**WHAT THE EXERCISE ASKS**
Copy only what lies from the line containing "Write a Python script that recreates this chart with Plotly." through the line containing "import plotly.graph_objects as go" in the entries below, keeping both end lines exact and dropping every picture.

**SOURCE RECORDS**

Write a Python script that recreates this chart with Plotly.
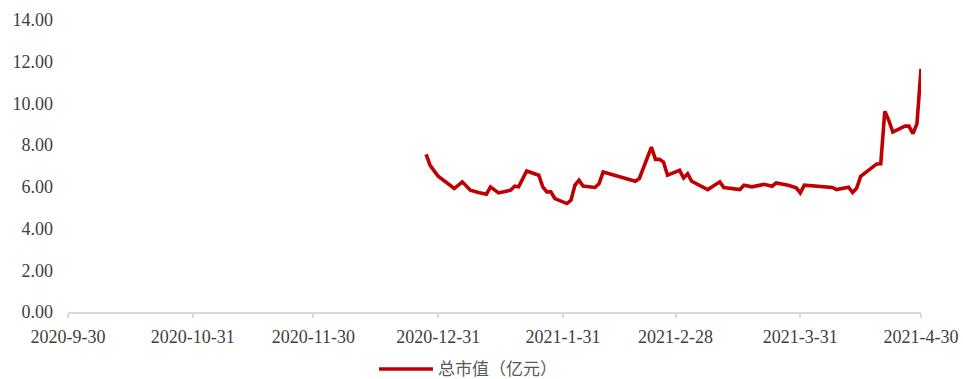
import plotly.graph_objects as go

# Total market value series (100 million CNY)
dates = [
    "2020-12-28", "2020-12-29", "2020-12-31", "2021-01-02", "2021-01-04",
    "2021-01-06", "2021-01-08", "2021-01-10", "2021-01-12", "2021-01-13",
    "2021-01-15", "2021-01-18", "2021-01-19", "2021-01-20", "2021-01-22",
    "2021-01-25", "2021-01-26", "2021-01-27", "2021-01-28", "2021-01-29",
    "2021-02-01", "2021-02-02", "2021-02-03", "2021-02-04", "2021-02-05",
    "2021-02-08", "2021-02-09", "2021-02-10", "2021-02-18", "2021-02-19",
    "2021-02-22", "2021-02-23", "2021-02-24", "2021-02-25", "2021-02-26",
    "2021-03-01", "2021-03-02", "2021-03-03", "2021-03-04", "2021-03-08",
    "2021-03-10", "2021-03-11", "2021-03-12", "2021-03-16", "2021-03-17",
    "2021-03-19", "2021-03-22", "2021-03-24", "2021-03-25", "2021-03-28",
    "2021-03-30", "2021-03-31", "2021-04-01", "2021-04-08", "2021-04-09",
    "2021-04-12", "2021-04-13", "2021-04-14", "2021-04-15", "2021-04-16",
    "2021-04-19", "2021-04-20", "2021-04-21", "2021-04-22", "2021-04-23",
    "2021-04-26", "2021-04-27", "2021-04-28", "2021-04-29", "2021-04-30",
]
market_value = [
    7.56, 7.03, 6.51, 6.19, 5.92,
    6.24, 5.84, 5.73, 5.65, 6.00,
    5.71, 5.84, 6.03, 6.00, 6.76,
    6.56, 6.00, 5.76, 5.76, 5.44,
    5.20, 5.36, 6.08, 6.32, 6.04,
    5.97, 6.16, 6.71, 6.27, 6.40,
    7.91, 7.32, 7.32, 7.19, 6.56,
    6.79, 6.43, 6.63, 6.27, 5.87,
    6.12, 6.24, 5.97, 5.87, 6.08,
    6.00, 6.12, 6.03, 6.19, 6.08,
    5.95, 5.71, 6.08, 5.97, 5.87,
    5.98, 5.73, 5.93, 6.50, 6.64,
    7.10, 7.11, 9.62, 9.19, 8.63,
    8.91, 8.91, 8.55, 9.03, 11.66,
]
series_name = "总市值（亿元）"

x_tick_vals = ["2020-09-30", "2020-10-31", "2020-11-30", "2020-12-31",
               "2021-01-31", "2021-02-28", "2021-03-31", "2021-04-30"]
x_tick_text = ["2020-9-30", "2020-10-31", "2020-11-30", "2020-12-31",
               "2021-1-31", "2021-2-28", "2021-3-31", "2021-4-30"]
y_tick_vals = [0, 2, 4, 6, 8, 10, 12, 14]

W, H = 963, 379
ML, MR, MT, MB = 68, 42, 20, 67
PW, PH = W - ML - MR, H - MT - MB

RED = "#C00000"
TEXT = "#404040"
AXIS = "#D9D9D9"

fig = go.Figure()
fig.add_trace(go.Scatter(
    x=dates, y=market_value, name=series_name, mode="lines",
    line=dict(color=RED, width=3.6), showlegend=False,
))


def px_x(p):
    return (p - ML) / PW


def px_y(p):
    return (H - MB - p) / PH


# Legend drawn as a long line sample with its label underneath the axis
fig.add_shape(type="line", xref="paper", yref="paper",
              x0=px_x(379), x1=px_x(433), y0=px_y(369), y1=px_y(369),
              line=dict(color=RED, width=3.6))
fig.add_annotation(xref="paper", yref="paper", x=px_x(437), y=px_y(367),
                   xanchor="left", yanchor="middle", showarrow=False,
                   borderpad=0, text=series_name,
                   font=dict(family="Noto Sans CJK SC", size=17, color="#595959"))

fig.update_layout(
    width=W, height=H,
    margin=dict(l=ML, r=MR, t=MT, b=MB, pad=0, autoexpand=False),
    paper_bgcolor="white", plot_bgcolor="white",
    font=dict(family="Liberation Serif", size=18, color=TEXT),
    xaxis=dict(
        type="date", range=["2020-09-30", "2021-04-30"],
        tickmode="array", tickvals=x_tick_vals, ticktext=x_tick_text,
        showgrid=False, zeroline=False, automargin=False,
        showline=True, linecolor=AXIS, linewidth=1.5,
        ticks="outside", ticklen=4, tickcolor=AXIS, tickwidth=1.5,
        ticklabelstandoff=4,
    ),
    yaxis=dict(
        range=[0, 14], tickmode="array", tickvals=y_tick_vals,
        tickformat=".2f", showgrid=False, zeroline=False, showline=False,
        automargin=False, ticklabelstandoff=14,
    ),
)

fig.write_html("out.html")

---

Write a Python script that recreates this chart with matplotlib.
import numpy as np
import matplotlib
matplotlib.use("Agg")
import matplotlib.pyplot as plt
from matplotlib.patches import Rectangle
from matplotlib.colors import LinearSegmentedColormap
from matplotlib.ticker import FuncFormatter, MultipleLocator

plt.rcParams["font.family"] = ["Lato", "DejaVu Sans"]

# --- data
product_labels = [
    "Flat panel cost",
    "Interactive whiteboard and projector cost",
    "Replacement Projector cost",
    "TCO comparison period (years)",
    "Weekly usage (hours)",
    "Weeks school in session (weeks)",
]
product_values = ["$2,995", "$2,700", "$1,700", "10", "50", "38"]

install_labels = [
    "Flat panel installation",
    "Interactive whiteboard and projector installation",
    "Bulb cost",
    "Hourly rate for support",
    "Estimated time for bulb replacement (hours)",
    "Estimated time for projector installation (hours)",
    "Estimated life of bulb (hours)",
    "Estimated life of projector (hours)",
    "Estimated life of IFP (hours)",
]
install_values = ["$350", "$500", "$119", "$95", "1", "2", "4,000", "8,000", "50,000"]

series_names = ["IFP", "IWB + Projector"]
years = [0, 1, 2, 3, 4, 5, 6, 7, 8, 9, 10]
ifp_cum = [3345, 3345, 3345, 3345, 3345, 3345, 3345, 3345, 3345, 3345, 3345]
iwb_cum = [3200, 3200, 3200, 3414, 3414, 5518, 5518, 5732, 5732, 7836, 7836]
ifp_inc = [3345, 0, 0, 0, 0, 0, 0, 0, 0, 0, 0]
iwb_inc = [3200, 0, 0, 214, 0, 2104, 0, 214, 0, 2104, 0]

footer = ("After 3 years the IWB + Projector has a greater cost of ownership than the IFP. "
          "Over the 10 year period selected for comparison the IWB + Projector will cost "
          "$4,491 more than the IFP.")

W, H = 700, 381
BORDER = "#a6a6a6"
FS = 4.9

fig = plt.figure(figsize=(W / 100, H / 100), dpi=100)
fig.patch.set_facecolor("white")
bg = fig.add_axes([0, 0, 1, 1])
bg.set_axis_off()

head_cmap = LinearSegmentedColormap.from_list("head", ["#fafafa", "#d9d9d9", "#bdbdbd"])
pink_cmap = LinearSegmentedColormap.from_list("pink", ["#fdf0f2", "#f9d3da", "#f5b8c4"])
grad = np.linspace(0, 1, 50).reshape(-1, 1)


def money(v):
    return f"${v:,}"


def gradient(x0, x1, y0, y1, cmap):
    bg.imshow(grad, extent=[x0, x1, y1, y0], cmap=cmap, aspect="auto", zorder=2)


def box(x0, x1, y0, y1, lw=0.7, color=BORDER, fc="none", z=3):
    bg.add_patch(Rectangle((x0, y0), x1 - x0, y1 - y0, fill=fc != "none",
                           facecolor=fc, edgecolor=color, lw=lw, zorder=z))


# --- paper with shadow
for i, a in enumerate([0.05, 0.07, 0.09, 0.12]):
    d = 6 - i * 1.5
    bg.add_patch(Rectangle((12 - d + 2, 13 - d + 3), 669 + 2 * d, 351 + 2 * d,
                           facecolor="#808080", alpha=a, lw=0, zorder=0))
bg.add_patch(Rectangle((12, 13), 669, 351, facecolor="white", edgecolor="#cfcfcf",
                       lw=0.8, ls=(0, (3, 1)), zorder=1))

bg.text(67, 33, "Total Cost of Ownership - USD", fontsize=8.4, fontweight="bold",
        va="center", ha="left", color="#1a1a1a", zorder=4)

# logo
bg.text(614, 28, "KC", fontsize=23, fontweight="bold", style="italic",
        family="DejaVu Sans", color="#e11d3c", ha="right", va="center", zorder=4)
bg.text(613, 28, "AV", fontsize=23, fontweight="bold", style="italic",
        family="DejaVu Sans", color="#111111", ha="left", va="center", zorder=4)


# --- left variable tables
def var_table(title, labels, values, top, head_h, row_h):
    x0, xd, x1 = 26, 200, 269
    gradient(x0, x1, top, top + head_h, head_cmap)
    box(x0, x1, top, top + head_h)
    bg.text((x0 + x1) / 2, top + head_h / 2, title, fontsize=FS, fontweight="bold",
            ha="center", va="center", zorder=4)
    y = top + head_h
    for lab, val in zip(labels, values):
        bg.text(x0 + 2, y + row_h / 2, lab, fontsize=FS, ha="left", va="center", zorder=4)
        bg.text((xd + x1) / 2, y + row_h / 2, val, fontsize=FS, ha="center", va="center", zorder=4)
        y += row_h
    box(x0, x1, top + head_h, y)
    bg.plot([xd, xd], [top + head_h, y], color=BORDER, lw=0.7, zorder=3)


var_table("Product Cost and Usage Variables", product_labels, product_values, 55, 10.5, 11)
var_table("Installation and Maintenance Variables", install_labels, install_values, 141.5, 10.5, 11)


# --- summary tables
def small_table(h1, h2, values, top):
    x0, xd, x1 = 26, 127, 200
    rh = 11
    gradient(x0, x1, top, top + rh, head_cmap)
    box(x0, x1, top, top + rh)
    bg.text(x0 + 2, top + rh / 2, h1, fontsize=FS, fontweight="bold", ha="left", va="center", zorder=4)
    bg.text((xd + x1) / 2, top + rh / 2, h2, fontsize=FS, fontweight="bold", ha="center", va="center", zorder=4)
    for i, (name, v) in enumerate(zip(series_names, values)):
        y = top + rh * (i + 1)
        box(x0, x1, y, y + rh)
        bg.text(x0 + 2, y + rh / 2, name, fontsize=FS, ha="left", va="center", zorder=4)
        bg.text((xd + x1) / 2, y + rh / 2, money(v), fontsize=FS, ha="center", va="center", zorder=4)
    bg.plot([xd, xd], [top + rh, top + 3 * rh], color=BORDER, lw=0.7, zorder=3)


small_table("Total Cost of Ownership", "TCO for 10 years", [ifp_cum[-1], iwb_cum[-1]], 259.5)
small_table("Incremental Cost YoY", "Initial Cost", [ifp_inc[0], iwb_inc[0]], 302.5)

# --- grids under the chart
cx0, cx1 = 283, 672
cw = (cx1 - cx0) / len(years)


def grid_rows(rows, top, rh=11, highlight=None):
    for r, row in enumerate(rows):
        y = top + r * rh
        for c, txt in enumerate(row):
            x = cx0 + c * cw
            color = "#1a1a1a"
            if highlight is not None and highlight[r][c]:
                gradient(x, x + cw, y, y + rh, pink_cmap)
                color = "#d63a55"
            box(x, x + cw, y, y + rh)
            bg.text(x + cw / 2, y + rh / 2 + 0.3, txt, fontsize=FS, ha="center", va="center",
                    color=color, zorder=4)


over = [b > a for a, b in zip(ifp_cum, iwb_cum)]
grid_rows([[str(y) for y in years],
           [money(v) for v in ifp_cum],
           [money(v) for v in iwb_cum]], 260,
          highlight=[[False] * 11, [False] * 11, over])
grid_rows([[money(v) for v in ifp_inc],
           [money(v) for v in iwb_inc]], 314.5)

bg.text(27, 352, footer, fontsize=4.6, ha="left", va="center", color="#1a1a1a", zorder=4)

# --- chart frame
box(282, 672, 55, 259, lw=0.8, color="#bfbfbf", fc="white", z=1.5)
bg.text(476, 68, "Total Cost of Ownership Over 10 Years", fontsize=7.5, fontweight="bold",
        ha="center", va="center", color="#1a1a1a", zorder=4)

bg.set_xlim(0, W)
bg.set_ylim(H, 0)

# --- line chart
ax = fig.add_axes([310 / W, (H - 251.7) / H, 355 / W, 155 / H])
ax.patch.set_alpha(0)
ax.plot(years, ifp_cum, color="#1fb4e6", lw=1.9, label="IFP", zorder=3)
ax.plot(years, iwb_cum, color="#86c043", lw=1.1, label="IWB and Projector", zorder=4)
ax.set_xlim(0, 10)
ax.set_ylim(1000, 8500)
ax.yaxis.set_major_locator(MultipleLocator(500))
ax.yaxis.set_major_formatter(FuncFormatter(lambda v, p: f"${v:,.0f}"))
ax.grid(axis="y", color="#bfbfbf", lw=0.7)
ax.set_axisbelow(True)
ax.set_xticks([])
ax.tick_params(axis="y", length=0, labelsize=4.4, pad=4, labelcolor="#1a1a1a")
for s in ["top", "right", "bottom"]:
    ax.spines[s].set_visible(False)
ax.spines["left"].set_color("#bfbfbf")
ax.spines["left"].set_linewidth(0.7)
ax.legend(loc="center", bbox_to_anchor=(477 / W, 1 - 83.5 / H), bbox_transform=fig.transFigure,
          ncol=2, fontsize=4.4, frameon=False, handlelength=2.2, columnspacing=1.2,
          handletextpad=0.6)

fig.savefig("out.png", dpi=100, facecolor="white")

* * *

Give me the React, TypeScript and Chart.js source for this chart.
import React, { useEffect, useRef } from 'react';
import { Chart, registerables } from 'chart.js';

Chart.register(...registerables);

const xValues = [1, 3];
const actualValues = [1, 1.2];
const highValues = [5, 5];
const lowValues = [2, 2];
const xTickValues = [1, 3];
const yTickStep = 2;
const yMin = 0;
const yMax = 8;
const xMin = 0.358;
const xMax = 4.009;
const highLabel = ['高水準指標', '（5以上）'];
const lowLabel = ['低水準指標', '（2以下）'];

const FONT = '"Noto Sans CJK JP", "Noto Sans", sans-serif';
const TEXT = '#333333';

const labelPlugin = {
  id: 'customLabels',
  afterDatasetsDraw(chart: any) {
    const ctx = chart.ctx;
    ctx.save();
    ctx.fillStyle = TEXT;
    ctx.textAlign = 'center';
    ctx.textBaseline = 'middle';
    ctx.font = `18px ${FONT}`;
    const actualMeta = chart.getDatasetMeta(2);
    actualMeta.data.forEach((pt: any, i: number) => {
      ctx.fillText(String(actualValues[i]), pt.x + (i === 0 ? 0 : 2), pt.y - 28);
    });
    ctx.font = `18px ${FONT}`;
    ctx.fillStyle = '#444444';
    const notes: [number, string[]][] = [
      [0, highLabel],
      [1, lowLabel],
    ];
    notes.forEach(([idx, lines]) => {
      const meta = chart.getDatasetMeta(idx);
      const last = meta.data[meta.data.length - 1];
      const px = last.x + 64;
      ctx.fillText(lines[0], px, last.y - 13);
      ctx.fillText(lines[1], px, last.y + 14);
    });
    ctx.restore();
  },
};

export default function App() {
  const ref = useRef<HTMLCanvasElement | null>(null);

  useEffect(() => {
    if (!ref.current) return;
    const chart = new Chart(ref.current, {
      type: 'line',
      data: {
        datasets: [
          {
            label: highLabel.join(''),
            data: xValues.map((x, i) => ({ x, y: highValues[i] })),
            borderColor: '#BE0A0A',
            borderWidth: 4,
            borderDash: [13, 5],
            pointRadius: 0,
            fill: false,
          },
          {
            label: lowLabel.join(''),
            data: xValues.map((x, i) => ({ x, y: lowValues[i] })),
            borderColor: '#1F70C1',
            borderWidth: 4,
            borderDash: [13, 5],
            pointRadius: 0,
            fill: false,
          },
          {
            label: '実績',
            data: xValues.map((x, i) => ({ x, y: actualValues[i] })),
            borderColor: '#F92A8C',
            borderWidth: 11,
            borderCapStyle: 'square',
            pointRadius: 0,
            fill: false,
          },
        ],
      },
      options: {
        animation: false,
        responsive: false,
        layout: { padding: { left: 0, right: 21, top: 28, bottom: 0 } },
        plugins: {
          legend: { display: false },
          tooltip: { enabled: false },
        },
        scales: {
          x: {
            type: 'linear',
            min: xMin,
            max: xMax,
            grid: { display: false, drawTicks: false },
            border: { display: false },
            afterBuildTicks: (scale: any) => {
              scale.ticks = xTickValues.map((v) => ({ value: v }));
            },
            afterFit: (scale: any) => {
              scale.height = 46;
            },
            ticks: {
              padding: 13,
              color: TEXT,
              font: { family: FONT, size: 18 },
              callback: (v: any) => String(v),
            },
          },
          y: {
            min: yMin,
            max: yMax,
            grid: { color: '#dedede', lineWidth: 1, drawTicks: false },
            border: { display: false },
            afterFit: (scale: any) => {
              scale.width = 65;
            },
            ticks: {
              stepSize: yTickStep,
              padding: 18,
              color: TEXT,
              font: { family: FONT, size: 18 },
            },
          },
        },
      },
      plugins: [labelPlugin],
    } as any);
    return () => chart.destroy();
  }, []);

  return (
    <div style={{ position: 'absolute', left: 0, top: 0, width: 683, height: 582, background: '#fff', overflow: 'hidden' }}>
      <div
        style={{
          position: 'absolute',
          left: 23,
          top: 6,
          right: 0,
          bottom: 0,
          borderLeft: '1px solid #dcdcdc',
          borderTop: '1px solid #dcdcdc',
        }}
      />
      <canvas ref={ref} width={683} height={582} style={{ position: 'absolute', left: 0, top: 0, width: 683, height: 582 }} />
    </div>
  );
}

**FINAL ANSWER**
Write a Python script that recreates this chart with Plotly.
import plotly.graph_objects as go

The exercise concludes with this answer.